A DRIVE to ensure the safety of taxi passengers could see all licensed hackney carriages forced to sport the exact same shade of red as Royal Mail vans and many classic Ferrari cars.
The move to enforce hackney carriages to be pantone 485, which is part of a Darlington Borough Council review of its taxi policy, follows rising concerns over passenger safety and private hire vehicles, which are only permitted to pick up pre-booked fares, picking passengers up from the street.
While a meeting of the council’s licensing committee heard the authority had faced legal action from taxi drivers over what ‘red’ was, enforced colour schemes for taxis have proved controversial across the region.
In 2011, Durham City was reduced to gridlock for two hours as taxi drivers staged a go slow protest against controversial new rules for the trade, which included the imposition of an all-white colour scheme.
Applicants for vehicle licences are subject to a range of council policies including a requirement in Darlington that a hackney carriage must be red in colour and a private hire may be any colour but red.
The authority’s licensing manager Colin Dobson said the council worked with police in covert operations to tackle rogue taxi drivers flouting rules over picking up passengers and had recently taken one offender to court.

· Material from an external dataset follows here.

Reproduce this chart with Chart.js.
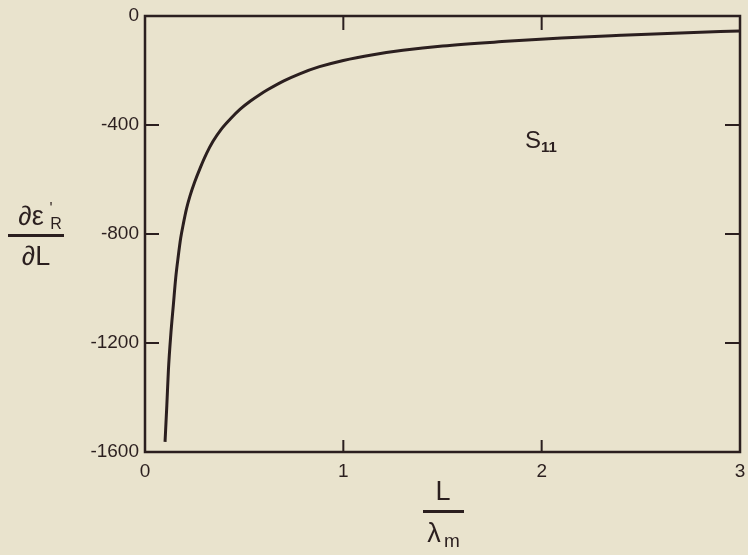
<!DOCTYPE html>
<html>
<head>
<meta charset="utf-8">
<script src="https://cdn.jsdelivr.net/npm/chart.js@4"></script>
<style>
  body { margin: 0; background: #e9e3cd; }
  #wrap { width: 748px; height: 555px; }
</style>
</head>
<body>
<div id="wrap"><canvas id="c" width="748" height="555"></canvas></div>
<script>
// values (L/lambda_m, d eps'_R / dL)
const xVals = [0.101, 0.11, 0.118, 0.13, 0.143, 0.155, 0.168, 0.18, 0.194, 0.21, 0.227, 0.25, 0.278, 0.31, 0.343, 0.385, 0.43, 0.48, 0.53, 0.58, 0.62, 0.70, 0.78, 0.88, 1.0, 1.15, 1.3, 1.5, 1.8, 2.1, 2.4, 2.7, 3.0];
const yVals = [-1563, -1430, -1300, -1170, -1060, -960, -880, -815, -760, -705, -660, -610, -558, -505, -460, -415, -378, -342, -313, -288, -270, -238, -212, -186, -163, -142, -126, -110, -94, -81, -71, -62, -55];
const xTicks = [0, 1, 2, 3];
const yTicks = [0, -400, -800, -1200, -1600];

const ink = '#2b1f1f';
const font = '"Liberation Sans", Arial, sans-serif';

const points = xVals.map((x, i) => ({ x: x, y: yVals[i] }));

// frame, inward ticks and the labels
const decor = {
  id: 'decor',
  afterDraw(chart) {
    const { ctx, chartArea: a, scales } = chart;
    ctx.save();
    ctx.strokeStyle = ink;
    ctx.lineWidth = 2.5;
    ctx.strokeRect(a.left, a.top, a.right - a.left, a.bottom - a.top);
    ctx.lineWidth = 2;
    xTicks.slice(1, -1).forEach(v => {
      const px = scales.x.getPixelForValue(v);
      ctx.beginPath();
      ctx.moveTo(px, a.bottom); ctx.lineTo(px, a.bottom - 12);
      ctx.moveTo(px, a.top); ctx.lineTo(px, a.top + 14);
      ctx.stroke();
    });
    yTicks.slice(1, -1).forEach(v => {
      const py = scales.y.getPixelForValue(v);
      ctx.beginPath();
      ctx.moveTo(a.left, py); ctx.lineTo(a.left + 14, py);
      ctx.moveTo(a.right, py); ctx.lineTo(a.right - 15, py);
      ctx.stroke();
    });

    ctx.fillStyle = ink;
    ctx.textAlign = 'center';
    ctx.textBaseline = 'middle';

    // x axis title: L / lambda_m
    ctx.font = '27px ' + font;
    ctx.fillText('L', 443, 493);
    ctx.fillRect(423, 510, 41, 3);
    ctx.fillText('λ', 434, 535);
    ctx.font = '19px ' + font;
    ctx.fillText('m', 452, 542);

    // y axis title: d eps'_R / dL
    ctx.font = '27px ' + font;
    ctx.fillText('∂ε', 31, 218);
    ctx.font = '16px ' + font;
    ctx.fillText('\'', 51, 210);
    ctx.fillText('R', 56, 225);
    ctx.fillRect(8, 234, 56, 3);
    ctx.font = '27px ' + font;
    ctx.fillText('∂L', 36, 258);

    // curve label
    ctx.font = '24px ' + font;
    ctx.fillText('S', 533, 141);
    ctx.font = 'bold 15px ' + font;
    ctx.fillText('11', 549, 148);
    ctx.restore();
  }
};

new Chart(document.getElementById('c'), {
  type: 'scatter',
  data: {
    datasets: [{
      data: points,
      showLine: true,
      borderColor: ink,
      borderWidth: 3,
      pointRadius: 0,
      cubicInterpolationMode: 'monotone'
    }]
  },
  options: {
    responsive: false,
    animation: false,
    layout: { padding: { top: 16, right: 8, left: 0, bottom: 0 } },
    plugins: { legend: { display: false }, tooltip: { enabled: false } },
    scales: {
      x: {
        type: 'linear', min: 0, max: 3,
        afterFit: s => { s.height = 103; s.paddingRight = 0; s.paddingLeft = 0; },
        grid: { display: false, drawTicks: false },
        border: { display: false },
        ticks: { stepSize: 1, padding: 8, color: ink, font: { family: font, size: 19 },
                 callback: v => String(v) }
      },
      y: {
        min: -1600, max: 0,
        afterFit: s => { s.width = 145; s.paddingTop = 0; s.paddingBottom = 0; },
        grid: { display: false, drawTicks: false },
        border: { display: false },
        ticks: { stepSize: 400, padding: 6, color: ink, font: { family: font, size: 19 },
                 callback: v => String(v) }
      }
    }
  },
  plugins: [decor]
});
</script>
</body>
</html>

However, another legal action had seen the council taken to court after claiming a hackney carriage was not red, when the vehicle’s log book stated it was.
Mr Dobson said: “Although vehicles may be classed as red on the log books, if you look round Darlington you will see there are lots of shades of red. Some of them are very difficult to distinguish if they are burgundy, brown.”
The meeting was told leading taxi solicitor James Button had advised the council, which oversees 175 hackney carriages and 103 private hire vehicles, to specify a pantone colour in its taxi policy.
Pantone 485 is composed from 83.14 per cent red, 18.04 per cent green and 7.06 per cent blue.
Mr Dobson said: “That’s the red that people believe is red, not some kind of burgundy or brown.”
However, as Darlington taxi drivers had argued that pantone 485 might not be produced in some of the vehicles that they would like, the council had suggested drivers could change to the shade by using plastic wrapping on their cars – a cheaper alternative to spraying.
Mr Dobson said the council was prepared for “an awful lot of representations” over its colour scheme and that it would only apply to new licensed vehicles, as under the current economic climate “asking them for aqdditional costs really wouldn’t be appropriate”.
Councillor Ian Haszeldine said the move was necessary to stop further litigation against the council. He added: “The number of makes and models they are, and the shades of red they are, at the moment are phenomenal.
“It is not a cheap job to get a vehicle wrapped. I certainly wouldn’t want to pay £15,000 to £20,000 for a new Skoda and then have to pay another £1,500 to get it wrapped.”
Councillor Gerald Lee questioned why the updated taxi policy also included a rule stipulating that every horse must have a current passport. He said: “It’s so crazy in this day and age. Do you take a front photograph without a smile on its face or do you take a side elevation?”
Mr Dobson said the rule related to animal welfare regulations that came into force in 2018 and although the council did not have any horse-drawn hackney carriages, it had to prepare for every eventuality,
Councillors approved the policy for public consultation, ahead of the changes being launched in the new year.